Last week, en route to auditions for “Bernarda Alba,” Mr. LaChiusa took time out to talk of cabbages and kings, including the recent uproar.
“The American Musical is dead”? Of course he didn’t mean it. “I wrote an essay in an age when no one reads essays,” he protests. “You have to get past the first sentence.”
Fair enough. And what was that second sentence? “Now that that’s settled, let’s talk about something more lively: the American Musical.”
Mr. LaChiusa has earned the right to say so. Not only does he write musicals at a rate scarcely to be believed. He also gets produced, constantly. What is more, a LaChiusa show – “First Lady Suite” comes to mind – quite often passes on from its original production to a flourishing afterlife on stages across the country.
He has had his disappointments. In the 1999-2000 season, he opened two shows on Broadway, and neither landed. His take on Joseph Moncure’s Jazz Age novelette in verse, “The Wild Party,” came out at the same time as an off-Broadway version by Andrew Lippa. This town wasn’t big enough for both, and they canceled each other out; five years later, Mr. LaChiusa’s “Wild Party” is the toast of L.A. “Marie Christine,” a Southern Gothic “Medea,” was broke on arrival. Today, Mr. LaChiusa thinks he knows how to fix it.

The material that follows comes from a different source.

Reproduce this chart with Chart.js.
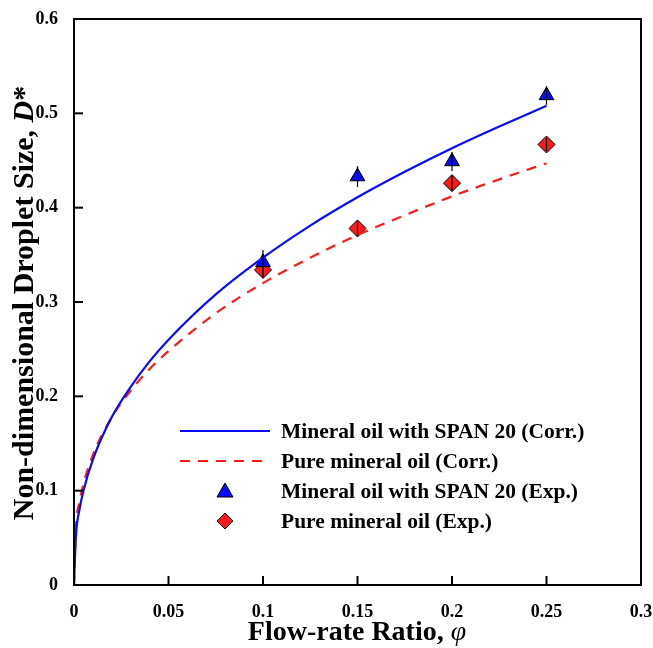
<!DOCTYPE html>
<html>
<head>
<meta charset="utf-8">
<script src="https://cdn.jsdelivr.net/npm/chart.js@4/dist/chart.umd.min.js"></script>
<style>
html,body{margin:0;padding:0;background:#fff;}
#wrap{width:653px;height:648px;position:relative;}
</style>
</head>
<body>
<div id="wrap"><canvas id="c" width="653" height="648"></canvas></div>
<script>
// Correlation curves
const phiCorr  = [0, 0.001, 0.003, 0.005, 0.01, 0.02, 0.03, 0.04, 0.05, 0.075, 0.1, 0.125, 0.15, 0.175, 0.2, 0.225, 0.25];
const spanCorr = [0, 0.051, 0.081, 0.100, 0.133, 0.178, 0.210, 0.237, 0.260, 0.308, 0.347, 0.381, 0.411, 0.438, 0.463, 0.486, 0.508];
const pureCorr = [0, 0.060, 0.089, 0.107, 0.138, 0.178, 0.206, 0.229, 0.248, 0.288, 0.320, 0.347, 0.371, 0.392, 0.412, 0.430, 0.447];
// Experimental points
const phiExp  = [0.1, 0.15, 0.2, 0.25];
const spanExp = [0.342, 0.433, 0.449, 0.519];
const spanErr = [0.013, 0.011, 0.010, 0.010];
const pureExp = [0.334, 0.378, 0.426, 0.467];
const pureErr = [0.008, 0.008, 0.008, 0.007];
// Ticks
const xTicks = [0, 0.05, 0.1, 0.15, 0.2, 0.25, 0.3];
const xTickLabels = ['0', '0.05', '0.1', '0.15', '0.2', '0.25', '0.3'];
const yTicks = [0, 0.1, 0.2, 0.3, 0.4, 0.5, 0.6];
const yTickLabels = ['0', '0.1', '0.2', '0.3', '0.4', '0.5', '0.6'];
const legendLabels = ['Mineral oil with SPAN 20 (Corr.)', 'Pure mineral oil (Corr.)', 'Mineral oil with SPAN 20 (Exp.)', 'Pure mineral oil (Exp.)'];

const BLUE = '#0a0aff', RED = '#ff1a1a';
const FONT = '"Liberation Serif", "Times New Roman", serif';

const pts = (xs, ys) => xs.map((x, i) => ({x: x, y: ys[i]}));

const extras = {
  id: 'extras',
  afterDatasetsDraw(chart) {
    const ctx = chart.ctx, xs = chart.scales.x, ys = chart.scales.y;
    ctx.save();
    ctx.strokeStyle = '#000'; ctx.lineWidth = 1.2;
    const bars = (yv, ev) => {
      phiExp.forEach((x, i) => {
        const px = xs.getPixelForValue(x);
        ctx.beginPath();
        ctx.moveTo(px, ys.getPixelForValue(yv[i] - ev[i]));
        ctx.lineTo(px, ys.getPixelForValue(yv[i] + ev[i]));
        ctx.stroke();
      });
    };
    bars(spanExp, spanErr); bars(pureExp, pureErr);
    ctx.restore();
  },
  afterDraw(chart) {
    const ctx = chart.ctx, a = chart.chartArea, xs = chart.scales.x, ys = chart.scales.y;
    ctx.save();
    // frame
    ctx.strokeStyle = '#000'; ctx.lineWidth = 2;
    ctx.strokeRect(a.left, a.top, a.right - a.left, a.bottom - a.top);
    // inward ticks
    ctx.lineWidth = 2;
    xTicks.slice(1, -1).forEach(v => {
      const p = xs.getPixelForValue(v);
      ctx.beginPath(); ctx.moveTo(p, a.bottom); ctx.lineTo(p, a.bottom - 9); ctx.stroke();
    });
    yTicks.slice(1, -1).forEach(v => {
      const p = ys.getPixelForValue(v);
      ctx.beginPath(); ctx.moveTo(a.left, p); ctx.lineTo(a.left + 9, p); ctx.stroke();
    });
    // legend
    const lx0 = 180, lx1 = 270, tx = 281, rows = [431, 461, 491, 521];
    ctx.lineWidth = 2;
    ctx.strokeStyle = BLUE; ctx.setLineDash([]);
    ctx.beginPath(); ctx.moveTo(lx0, rows[0]); ctx.lineTo(lx1, rows[0]); ctx.stroke();
    ctx.strokeStyle = RED; ctx.setLineDash([10, 8]);
    ctx.beginPath(); ctx.moveTo(lx0, rows[1]); ctx.lineTo(lx1, rows[1]); ctx.stroke();
    ctx.setLineDash([]);
    const cx = (lx0 + lx1) / 2;
    ctx.fillStyle = BLUE; ctx.strokeStyle = '#000'; ctx.lineWidth = 1;
    ctx.beginPath(); ctx.moveTo(cx, rows[2] - 8); ctx.lineTo(cx + 8, rows[2] + 6); ctx.lineTo(cx - 8, rows[2] + 6); ctx.closePath(); ctx.fill(); ctx.stroke();
    ctx.fillStyle = RED;
    ctx.beginPath(); ctx.moveTo(cx, rows[3] - 8); ctx.lineTo(cx + 8, rows[3]); ctx.lineTo(cx, rows[3] + 8); ctx.lineTo(cx - 8, rows[3]); ctx.closePath(); ctx.fill(); ctx.stroke();
    ctx.fillStyle = '#000';
    ctx.font = 'bold 21.5px ' + FONT;
    ctx.textBaseline = 'middle'; ctx.textAlign = 'left';
    legendLabels.forEach((t, i) => ctx.fillText(t, tx, rows[i] + 1));
    // x title
    const f1 = 'bold 28px ' + FONT, f2 = 'italic 28px ' + FONT;
    ctx.font = f1; const xt = 'Flow-rate Ratio, '; const w1 = ctx.measureText(xt).width;
    ctx.font = f2; const w2 = ctx.measureText('φ').width;
    let sx = 357 - (w1 + w2) / 2;
    ctx.textBaseline = 'middle';
    ctx.font = f1; ctx.fillText(xt, sx, 633);
    ctx.font = f2; ctx.fillText('φ', sx + w1, 633);
    // y title
    ctx.translate(25, 303);
    ctx.rotate(-Math.PI / 2);
    const yt = 'Non-dimensional Droplet Size, ';
    const fy = 'bold 30px ' + FONT, fyi = 'bold italic 30px ' + FONT;
    ctx.font = fy; const v1 = ctx.measureText(yt).width; const v3 = ctx.measureText('*').width;
    ctx.font = fyi; const v2 = ctx.measureText('D').width;
    let sy = -(v1 + v2 + v3) / 2;
    ctx.font = fy; ctx.fillText(yt, sy, 0);
    ctx.font = fyi; ctx.fillText('D', sy + v1, 0);
    ctx.font = fy; ctx.fillText('*', sy + v1 + v2, 0);
    ctx.restore();
  }
};

new Chart(document.getElementById('c'), {
  type: 'scatter',
  data: {
    datasets: [
      {label: legendLabels[0], data: pts(phiCorr, spanCorr), showLine: true, borderColor: BLUE, borderWidth: 2.2, pointRadius: 0, cubicInterpolationMode: 'monotone', fill: false},
      {label: legendLabels[1], data: pts(phiCorr, pureCorr), showLine: true, borderColor: RED, borderWidth: 2.2, borderDash: [10, 8], pointRadius: 0, cubicInterpolationMode: 'monotone', fill: false},
      {label: legendLabels[2], data: pts(phiExp, spanExp), showLine: false, pointStyle: 'triangle', pointRadius: 8.5, backgroundColor: BLUE, borderColor: '#000', borderWidth: 1},
      {label: legendLabels[3], data: pts(phiExp, pureExp), showLine: false, pointStyle: 'rectRot', pointRadius: 8.5, backgroundColor: RED, borderColor: '#000', borderWidth: 1}
    ]
  },
  options: {
    responsive: false,
    animation: false,
    layout: {padding: {left: 0, top: 19, right: 12, bottom: 0}},
    plugins: {legend: {display: false}, tooltip: {enabled: false}},
    scales: {
      x: {
        type: 'linear', min: 0, max: 0.3,
        afterBuildTicks: s => { s.ticks = xTicks.map(v => ({value: v})); },
        afterFit: s => { s.height = 63; s.paddingLeft = 0; s.paddingRight = 0; },
        grid: {display: false}, border: {display: false},
        ticks: {color: '#000', padding: 9, maxRotation: 0, font: {family: FONT, size: 18, weight: 'bold'},
          callback: (v) => xTickLabels[xTicks.indexOf(v)]}
      },
      y: {
        type: 'linear', min: 0, max: 0.6,
        afterBuildTicks: s => { s.ticks = yTicks.map(v => ({value: v})); },
        afterFit: s => { s.width = 74; s.paddingTop = 0; s.paddingBottom = 0; },
        grid: {display: false}, border: {display: false},
        ticks: {color: '#000', padding: 8, font: {family: FONT, size: 18, weight: 'bold'},
          callback: (v) => yTickLabels[yTicks.indexOf(v)]}
      }
    }
  },
  plugins: [extras]
});
</script>
</body>
</html>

“The musical is an art form Americans love,” he insists. “The media are just posturing when they claim that it’s marginal, that it’s dying out. Everyone wants to see a musical. Everyone wants to be in a musical. Everyone wants to write a musical.”
Mr. LaChiusa’s real target in Opera News was not the American musical per se. It was the Broadway musical as purveyed today (exhibits A,B, and C: “Hairspray,” “Wicked,” and “Spamalot”). He calls the dominant style “faux”: a copy of a copy. Shows like these – written to formula – may deliver theme-park thrills, but nothing more.

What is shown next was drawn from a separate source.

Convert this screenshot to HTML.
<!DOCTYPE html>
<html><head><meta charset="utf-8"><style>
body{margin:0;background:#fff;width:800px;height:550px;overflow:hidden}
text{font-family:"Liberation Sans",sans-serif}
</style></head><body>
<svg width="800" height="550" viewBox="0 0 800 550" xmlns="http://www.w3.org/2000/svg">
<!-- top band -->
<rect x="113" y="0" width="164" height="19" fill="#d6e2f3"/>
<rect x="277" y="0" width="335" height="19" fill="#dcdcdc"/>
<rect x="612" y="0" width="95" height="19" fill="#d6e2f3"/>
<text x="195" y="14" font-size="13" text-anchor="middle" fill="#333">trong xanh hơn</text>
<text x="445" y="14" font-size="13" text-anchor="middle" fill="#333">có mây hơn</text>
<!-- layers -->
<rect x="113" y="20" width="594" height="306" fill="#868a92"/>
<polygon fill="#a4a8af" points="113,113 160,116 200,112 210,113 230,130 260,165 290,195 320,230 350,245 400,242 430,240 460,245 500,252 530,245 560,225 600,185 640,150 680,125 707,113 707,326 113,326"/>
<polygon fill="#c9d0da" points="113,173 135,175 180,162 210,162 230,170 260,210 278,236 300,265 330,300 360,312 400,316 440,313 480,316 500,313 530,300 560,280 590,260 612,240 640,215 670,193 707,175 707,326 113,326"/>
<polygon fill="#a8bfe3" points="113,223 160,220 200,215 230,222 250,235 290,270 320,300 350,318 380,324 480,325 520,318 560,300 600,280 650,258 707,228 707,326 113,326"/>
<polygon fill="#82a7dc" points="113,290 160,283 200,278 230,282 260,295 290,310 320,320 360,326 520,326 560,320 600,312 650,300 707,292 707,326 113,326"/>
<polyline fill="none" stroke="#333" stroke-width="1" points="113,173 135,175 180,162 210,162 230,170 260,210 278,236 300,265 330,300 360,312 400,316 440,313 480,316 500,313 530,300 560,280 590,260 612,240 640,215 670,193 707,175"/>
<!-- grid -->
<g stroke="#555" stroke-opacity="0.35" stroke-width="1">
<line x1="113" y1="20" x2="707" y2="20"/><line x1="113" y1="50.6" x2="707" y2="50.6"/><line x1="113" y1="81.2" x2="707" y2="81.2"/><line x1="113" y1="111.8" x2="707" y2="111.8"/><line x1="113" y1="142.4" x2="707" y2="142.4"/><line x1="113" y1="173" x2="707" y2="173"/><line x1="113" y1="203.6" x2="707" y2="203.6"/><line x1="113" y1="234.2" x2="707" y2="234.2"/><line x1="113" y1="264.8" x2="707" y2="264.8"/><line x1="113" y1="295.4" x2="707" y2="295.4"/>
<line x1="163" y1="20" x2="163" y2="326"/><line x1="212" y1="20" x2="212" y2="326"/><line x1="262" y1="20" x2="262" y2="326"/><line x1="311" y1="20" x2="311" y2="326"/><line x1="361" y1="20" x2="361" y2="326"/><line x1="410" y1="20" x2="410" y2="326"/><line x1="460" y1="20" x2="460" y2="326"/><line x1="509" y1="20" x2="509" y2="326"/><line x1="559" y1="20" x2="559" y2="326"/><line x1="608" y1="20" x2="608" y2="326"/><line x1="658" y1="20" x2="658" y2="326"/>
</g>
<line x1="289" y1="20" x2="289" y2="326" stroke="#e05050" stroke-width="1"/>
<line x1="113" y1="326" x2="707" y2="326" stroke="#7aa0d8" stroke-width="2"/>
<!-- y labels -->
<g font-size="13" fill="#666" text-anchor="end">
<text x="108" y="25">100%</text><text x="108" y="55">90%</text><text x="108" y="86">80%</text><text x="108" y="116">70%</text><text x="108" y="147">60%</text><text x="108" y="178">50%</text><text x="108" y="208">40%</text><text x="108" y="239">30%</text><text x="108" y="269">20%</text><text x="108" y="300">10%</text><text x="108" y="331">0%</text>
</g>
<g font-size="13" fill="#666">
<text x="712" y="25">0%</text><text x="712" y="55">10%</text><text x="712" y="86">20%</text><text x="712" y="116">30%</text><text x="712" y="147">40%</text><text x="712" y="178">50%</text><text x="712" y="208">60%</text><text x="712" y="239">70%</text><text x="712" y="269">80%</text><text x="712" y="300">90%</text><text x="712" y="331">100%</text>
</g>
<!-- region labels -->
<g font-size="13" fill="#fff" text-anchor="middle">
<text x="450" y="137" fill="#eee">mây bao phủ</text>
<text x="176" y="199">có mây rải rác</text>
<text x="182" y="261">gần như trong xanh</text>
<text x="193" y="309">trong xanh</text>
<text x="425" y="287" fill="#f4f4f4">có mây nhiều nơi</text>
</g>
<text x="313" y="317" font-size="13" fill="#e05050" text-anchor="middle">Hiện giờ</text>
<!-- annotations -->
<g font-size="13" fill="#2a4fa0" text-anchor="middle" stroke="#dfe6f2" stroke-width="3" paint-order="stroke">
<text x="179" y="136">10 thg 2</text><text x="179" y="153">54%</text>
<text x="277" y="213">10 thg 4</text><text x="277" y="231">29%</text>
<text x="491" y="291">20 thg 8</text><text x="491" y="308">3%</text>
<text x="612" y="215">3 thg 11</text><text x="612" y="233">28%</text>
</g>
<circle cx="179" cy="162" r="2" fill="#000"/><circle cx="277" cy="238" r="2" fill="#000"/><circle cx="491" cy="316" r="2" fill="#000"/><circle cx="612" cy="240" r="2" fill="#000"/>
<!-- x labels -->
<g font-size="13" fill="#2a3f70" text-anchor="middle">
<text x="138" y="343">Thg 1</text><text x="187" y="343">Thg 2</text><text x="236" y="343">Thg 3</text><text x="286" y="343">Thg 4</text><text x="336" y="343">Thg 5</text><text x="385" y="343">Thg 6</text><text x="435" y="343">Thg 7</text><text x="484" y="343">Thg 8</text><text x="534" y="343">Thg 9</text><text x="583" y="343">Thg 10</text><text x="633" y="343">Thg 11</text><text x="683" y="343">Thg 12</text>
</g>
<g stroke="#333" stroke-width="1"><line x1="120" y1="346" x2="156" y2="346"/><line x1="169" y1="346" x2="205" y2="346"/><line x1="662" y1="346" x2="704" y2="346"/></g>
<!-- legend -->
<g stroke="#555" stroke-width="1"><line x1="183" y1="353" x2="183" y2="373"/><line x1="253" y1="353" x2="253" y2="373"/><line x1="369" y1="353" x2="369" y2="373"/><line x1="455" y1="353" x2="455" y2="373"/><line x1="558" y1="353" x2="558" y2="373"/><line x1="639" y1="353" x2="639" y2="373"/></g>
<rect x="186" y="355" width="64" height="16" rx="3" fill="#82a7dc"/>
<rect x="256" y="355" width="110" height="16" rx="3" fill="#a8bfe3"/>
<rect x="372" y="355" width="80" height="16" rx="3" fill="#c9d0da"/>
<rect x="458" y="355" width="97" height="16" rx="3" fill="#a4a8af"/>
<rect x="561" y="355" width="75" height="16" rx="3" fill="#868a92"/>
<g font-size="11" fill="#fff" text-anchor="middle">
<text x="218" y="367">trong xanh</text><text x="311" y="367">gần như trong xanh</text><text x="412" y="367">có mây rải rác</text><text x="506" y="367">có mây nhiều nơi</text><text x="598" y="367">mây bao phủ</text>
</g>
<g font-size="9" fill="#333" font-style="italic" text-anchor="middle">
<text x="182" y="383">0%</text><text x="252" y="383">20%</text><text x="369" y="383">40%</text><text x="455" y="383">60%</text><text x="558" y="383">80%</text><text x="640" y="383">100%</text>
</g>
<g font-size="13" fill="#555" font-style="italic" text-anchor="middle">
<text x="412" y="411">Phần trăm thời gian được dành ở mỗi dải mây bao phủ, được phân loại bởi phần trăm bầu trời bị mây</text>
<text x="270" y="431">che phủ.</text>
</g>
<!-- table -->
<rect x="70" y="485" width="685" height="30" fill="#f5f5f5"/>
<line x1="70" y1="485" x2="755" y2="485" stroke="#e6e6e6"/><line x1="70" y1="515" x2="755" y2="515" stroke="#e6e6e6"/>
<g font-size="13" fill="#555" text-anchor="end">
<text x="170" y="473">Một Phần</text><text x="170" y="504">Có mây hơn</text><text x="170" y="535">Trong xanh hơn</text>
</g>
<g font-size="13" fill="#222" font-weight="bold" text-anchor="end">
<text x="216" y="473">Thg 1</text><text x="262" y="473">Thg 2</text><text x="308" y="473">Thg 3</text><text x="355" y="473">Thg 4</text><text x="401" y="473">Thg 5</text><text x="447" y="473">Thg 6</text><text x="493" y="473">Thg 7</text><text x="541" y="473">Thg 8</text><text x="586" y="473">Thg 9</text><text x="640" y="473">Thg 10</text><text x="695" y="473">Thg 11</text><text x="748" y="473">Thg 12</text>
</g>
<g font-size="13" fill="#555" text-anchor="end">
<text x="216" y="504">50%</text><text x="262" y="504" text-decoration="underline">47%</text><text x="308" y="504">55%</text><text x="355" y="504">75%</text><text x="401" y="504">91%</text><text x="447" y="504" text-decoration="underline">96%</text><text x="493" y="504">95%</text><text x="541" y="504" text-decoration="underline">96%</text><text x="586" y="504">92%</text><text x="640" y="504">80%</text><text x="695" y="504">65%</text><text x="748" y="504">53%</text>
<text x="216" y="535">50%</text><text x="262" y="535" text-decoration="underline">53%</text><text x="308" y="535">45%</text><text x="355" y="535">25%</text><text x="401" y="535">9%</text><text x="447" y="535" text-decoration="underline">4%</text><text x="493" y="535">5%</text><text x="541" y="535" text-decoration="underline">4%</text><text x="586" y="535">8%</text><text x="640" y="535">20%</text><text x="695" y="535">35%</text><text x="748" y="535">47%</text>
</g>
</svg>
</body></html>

Given Mr. LaChiusa’s track record on Broadway, his arguments in Opera News had a certain tang of sour grapes. Confronted with that suggestion, Mr. LaChiusa shakes his head. “I don’t know what I’d have sour grapes about. I don’t begrudge other people’s success. It was a reality check of an environment that lives on lies. Maybe what you read is anger. The anger of someone who loves theatrical craft and adventure and derring-do. Anger that material of lesser quality is training audiences to settle for material of lesser quality.
“I like entertainment, too,” he continues. “I want it, and I hope I provide it. But I don’t just want the shell of an experience. I want something that’s filtered through a personality, a sensibility, something that you haven’t forgotten about by tomorrow morning. There’s nothing wrong with mindless entertainment. Just don’t call it art.”

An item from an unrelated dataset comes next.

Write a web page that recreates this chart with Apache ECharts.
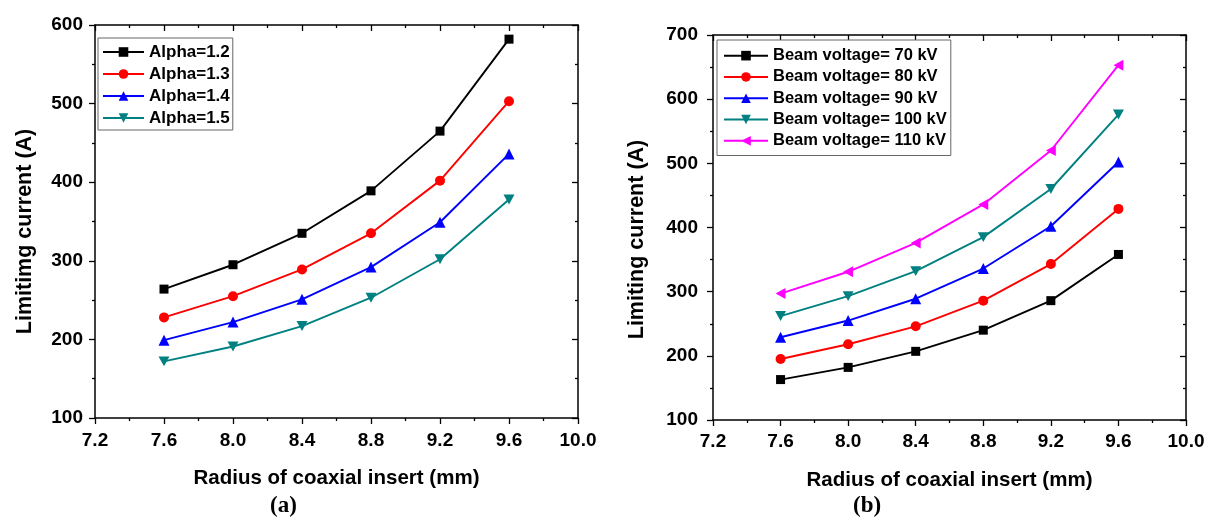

Art feeds on art; the range of reference in Mr. LaChiusa’s work suggests that he reads 48 hours a day. It turns out that he never went to college, and that his early formal music education in his native Chautauqua, N.Y., consisted of three years of piano lessons, augmented by his mother’s collection of antique player-piano rolls, classical as well as popular.
In the summertime, he reveled in masterpieces of the 20th century, performed by the Buffalo Philharmonic under Michael Tilson Thomas, to the accompaniment of birdsong from outside the amphitheater. Fast forward to New York, where he played piano for Charles “Honi” Coles, the tap dancer, and Jerome Robbins, the choreographer – legends in their own time.
“I’m glad, really, that I didn’t go to school,” Mr. LaChiusa says. “For me, it’s a joy to do my homework, to catch up with everybody else.” All those people, that is, who have at their fingertips – for starters – contemporary Japanese short stories, turn-of-the-century Viennese plays, the Greeks. Right now, for a change, Mr. LaChiusa is reading up on string theory.
The self-taught may be apt scholars. As a songwriter, Mr. LaChiusa got started in kindergarten. His first effort, he recalls, was a weird rip-off of “Somewhere Over the Rainbow” featuring a dead rabbit, squashed on the street. Fascinated, his teacher Mrs. Taylor made the whole class memorize it. Later, his fourth-grade teacher, the redoubtable Ann Hammer (still with us), had him write a class play with songs.
“It was some strange version of ‘The Honeymooners,'” Mr. LaChiusa reports. “The kids did it, loved it, and it made me very happy. When it was over, Mrs. Hammer said, ‘When you grow up, you should write musicals.’ Once Mrs. Hammer said it, I never doubted it.”
In Chautauqua, Mr. LaChiusa also acted, designed costumes, and directed. No more. “That’s not my forte,” he says. “When you’re writing the music and the lyrics and the dialogue, that’s enough. You feel like Sybil. I’m incorrigible. Sometimes I’ll tell my colleagues, ‘Hey! I have a great idea! This number must be cut!’ And they’ll look at each other and say to me, ‘You’re out of your effing mind. Give us time to show people what we need to show.’ I’m always the one who says, ‘It’s a show, not a tell.’ And then my dear comrades-in-crime have to remind me.'”
Art. It’s like poker. The rules are the rules. But every hand is a new deal.